*Short problem*: Tell how many lines in these records contain the string "page", with only the number as the reply.

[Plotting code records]
%%

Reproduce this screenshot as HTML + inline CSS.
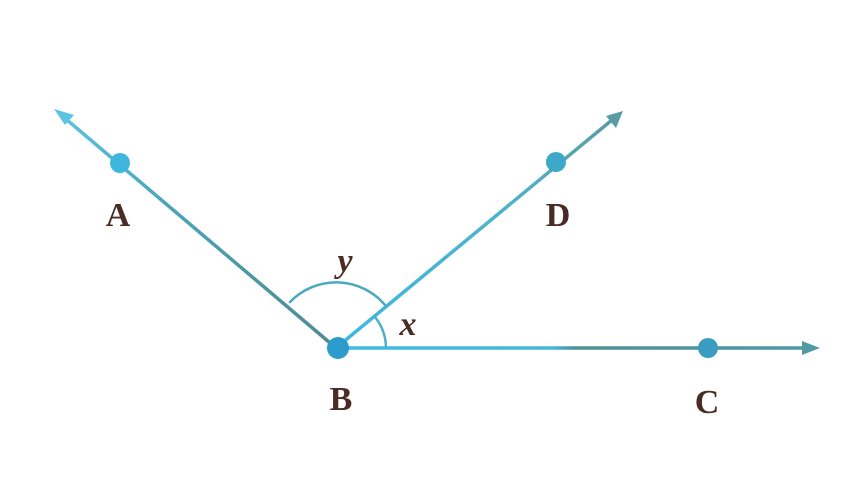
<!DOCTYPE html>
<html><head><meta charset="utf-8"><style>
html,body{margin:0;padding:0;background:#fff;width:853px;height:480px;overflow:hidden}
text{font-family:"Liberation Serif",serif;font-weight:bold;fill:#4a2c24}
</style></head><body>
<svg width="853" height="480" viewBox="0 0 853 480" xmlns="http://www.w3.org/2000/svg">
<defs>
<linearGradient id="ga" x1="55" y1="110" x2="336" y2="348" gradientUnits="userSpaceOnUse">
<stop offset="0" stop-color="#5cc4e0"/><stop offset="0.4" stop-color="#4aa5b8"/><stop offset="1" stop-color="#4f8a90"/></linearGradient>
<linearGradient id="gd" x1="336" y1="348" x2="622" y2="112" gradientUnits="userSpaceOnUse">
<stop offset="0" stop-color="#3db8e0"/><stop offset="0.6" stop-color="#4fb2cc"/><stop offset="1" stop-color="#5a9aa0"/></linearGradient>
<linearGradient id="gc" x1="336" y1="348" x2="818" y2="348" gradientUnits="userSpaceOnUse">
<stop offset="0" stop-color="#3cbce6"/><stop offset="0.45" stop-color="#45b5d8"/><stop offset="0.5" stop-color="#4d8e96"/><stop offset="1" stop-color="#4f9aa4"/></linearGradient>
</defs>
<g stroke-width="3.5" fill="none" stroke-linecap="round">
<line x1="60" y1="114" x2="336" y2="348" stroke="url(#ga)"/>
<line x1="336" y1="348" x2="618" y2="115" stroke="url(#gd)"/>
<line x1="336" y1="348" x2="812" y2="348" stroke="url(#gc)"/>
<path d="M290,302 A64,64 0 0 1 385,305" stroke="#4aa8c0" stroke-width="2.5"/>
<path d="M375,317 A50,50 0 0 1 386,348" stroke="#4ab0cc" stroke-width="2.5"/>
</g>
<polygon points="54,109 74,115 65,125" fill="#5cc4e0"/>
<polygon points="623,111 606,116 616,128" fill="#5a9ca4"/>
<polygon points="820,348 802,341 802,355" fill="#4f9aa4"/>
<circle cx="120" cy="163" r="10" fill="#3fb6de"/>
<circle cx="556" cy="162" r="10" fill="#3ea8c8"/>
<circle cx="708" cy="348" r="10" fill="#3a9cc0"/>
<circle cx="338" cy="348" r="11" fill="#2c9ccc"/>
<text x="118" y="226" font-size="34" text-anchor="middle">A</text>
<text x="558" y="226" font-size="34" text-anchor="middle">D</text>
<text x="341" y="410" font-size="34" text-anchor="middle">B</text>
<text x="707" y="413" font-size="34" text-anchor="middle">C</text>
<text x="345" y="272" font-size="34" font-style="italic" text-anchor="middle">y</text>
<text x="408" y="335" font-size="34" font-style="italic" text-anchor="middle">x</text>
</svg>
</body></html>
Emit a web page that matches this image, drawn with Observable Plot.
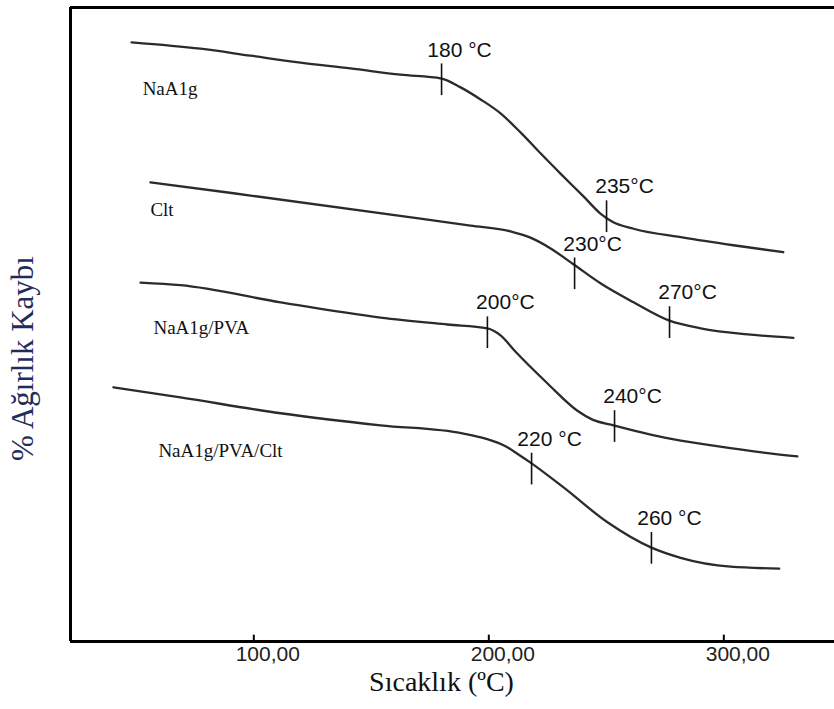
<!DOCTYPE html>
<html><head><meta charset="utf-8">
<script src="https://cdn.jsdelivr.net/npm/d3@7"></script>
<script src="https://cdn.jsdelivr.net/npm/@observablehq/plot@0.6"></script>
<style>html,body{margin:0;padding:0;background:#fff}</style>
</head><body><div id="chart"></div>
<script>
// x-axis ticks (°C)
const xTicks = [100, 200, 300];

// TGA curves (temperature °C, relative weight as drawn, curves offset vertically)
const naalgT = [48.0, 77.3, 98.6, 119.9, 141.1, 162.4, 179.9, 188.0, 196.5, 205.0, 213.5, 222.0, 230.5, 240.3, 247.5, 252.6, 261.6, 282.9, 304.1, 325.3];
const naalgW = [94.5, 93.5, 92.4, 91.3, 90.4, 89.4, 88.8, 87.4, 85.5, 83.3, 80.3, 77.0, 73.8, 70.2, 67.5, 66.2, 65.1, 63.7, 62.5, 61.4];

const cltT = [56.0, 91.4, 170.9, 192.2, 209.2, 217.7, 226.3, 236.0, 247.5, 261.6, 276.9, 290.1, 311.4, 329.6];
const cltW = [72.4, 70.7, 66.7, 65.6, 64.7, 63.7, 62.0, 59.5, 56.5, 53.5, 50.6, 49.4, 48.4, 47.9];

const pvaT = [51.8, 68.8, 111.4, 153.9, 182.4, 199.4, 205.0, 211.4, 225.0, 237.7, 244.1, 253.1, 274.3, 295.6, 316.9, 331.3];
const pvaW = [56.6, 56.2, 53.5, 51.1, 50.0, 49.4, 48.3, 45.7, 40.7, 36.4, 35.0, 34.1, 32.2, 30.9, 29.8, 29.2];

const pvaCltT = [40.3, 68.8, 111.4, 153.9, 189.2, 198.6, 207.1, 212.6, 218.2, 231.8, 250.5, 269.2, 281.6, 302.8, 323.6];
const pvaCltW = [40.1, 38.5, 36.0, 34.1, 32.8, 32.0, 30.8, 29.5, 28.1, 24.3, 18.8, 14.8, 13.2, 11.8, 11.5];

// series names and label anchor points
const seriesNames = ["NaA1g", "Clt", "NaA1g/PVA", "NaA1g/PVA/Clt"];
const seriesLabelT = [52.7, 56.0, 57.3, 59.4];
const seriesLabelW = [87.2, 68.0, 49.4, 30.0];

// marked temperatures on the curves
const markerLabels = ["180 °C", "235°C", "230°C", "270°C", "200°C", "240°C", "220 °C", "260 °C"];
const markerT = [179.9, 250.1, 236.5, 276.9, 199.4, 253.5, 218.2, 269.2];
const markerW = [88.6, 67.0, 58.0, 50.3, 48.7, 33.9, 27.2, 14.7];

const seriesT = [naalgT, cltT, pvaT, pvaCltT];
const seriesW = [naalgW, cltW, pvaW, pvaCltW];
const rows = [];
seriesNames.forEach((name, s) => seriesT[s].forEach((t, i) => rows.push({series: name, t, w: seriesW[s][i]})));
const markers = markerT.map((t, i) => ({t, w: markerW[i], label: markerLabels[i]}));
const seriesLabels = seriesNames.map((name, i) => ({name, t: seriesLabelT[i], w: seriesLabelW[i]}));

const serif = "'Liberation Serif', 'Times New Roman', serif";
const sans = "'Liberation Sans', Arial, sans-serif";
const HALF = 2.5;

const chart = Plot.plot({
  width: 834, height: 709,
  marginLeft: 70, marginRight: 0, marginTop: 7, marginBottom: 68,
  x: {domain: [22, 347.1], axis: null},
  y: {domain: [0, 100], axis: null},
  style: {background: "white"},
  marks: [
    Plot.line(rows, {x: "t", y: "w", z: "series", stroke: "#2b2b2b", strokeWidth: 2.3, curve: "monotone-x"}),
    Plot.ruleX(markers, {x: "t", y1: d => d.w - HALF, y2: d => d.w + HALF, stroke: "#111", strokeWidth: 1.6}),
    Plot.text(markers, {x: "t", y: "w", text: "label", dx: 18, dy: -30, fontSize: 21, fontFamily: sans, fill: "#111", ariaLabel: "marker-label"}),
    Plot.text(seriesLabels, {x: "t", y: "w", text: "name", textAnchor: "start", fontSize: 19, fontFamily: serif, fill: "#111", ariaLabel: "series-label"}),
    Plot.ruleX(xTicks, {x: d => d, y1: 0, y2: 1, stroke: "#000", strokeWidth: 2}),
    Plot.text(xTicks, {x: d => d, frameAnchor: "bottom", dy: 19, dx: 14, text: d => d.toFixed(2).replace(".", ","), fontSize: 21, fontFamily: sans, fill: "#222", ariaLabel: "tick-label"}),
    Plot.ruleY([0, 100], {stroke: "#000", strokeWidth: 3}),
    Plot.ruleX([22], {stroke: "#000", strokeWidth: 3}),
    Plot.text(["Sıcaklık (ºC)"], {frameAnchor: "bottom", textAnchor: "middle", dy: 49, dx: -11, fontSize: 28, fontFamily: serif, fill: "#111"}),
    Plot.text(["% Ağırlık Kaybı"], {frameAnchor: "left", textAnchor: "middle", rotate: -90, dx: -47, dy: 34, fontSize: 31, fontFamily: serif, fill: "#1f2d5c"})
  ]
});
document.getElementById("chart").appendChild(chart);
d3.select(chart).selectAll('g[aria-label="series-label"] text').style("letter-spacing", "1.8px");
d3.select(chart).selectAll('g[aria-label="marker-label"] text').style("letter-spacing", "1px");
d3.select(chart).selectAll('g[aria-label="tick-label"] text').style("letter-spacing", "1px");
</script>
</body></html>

%%
%%

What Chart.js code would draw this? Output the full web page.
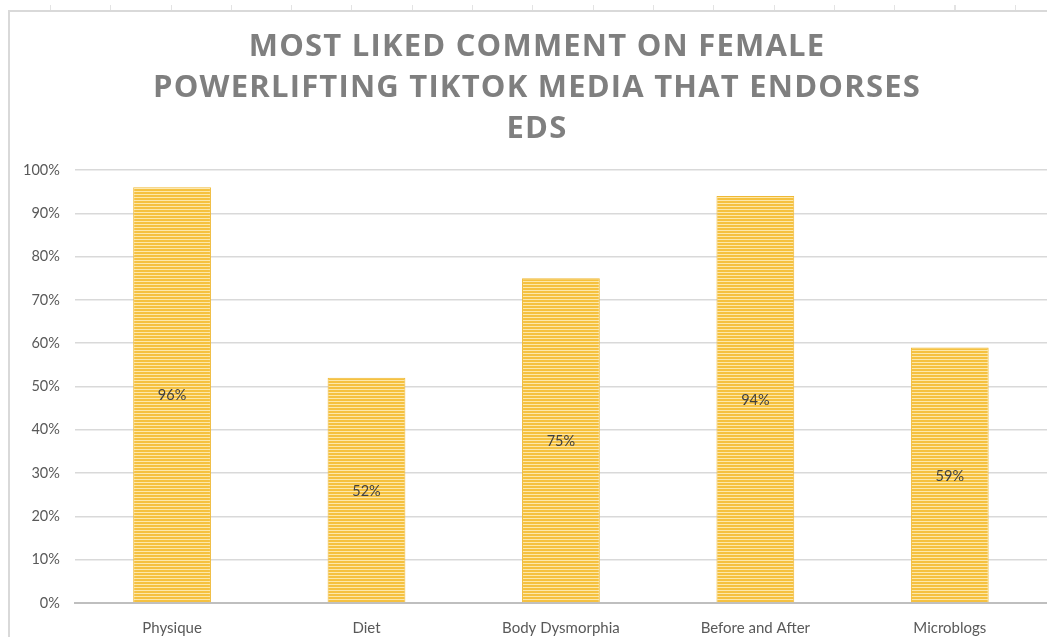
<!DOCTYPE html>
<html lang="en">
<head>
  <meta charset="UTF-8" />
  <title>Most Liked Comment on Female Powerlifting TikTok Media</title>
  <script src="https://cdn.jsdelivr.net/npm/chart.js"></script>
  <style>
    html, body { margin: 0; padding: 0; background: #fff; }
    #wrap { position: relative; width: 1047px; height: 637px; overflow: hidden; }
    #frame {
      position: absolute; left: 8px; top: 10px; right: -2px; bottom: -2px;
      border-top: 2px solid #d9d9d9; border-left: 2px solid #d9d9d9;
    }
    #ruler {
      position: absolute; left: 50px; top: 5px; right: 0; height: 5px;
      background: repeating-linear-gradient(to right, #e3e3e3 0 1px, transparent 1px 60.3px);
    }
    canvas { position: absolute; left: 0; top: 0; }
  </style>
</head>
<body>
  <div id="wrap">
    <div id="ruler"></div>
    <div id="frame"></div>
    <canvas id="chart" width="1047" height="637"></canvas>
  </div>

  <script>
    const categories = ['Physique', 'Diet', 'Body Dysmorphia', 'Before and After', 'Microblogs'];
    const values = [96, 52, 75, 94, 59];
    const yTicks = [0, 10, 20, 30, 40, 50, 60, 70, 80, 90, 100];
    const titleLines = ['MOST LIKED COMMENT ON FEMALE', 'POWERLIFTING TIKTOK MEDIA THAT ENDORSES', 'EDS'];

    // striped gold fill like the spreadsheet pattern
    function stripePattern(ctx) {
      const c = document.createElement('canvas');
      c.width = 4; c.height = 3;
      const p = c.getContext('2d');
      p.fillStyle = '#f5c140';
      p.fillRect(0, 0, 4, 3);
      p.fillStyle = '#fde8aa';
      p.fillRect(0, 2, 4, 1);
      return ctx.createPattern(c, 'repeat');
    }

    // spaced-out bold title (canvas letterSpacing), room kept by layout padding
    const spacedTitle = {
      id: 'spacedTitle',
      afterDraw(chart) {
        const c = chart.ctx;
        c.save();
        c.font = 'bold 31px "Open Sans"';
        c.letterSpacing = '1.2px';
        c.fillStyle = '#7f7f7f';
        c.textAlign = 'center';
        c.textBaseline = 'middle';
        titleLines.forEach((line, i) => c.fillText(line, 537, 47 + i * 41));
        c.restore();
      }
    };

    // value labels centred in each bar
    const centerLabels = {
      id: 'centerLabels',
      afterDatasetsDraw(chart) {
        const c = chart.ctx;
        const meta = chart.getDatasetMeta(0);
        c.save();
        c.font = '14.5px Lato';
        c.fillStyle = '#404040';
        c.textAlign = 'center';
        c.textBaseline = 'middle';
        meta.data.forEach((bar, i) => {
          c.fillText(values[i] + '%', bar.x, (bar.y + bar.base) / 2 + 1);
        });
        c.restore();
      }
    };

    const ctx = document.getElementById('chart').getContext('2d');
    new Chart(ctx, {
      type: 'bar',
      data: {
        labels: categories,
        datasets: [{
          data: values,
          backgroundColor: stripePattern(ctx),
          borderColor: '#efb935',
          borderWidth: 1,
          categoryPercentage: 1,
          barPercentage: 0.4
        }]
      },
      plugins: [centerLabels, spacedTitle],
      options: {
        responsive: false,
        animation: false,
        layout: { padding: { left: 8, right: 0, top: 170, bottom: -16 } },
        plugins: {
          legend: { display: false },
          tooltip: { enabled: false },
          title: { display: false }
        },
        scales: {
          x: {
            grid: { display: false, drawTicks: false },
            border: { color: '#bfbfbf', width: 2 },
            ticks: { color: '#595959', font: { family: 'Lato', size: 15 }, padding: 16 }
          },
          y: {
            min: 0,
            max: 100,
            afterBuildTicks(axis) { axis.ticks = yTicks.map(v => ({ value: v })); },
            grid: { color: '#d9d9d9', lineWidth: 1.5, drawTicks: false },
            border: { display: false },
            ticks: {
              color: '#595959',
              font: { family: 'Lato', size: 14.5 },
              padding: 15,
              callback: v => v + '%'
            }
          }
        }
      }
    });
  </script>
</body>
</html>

%%

*Exercise response*: 2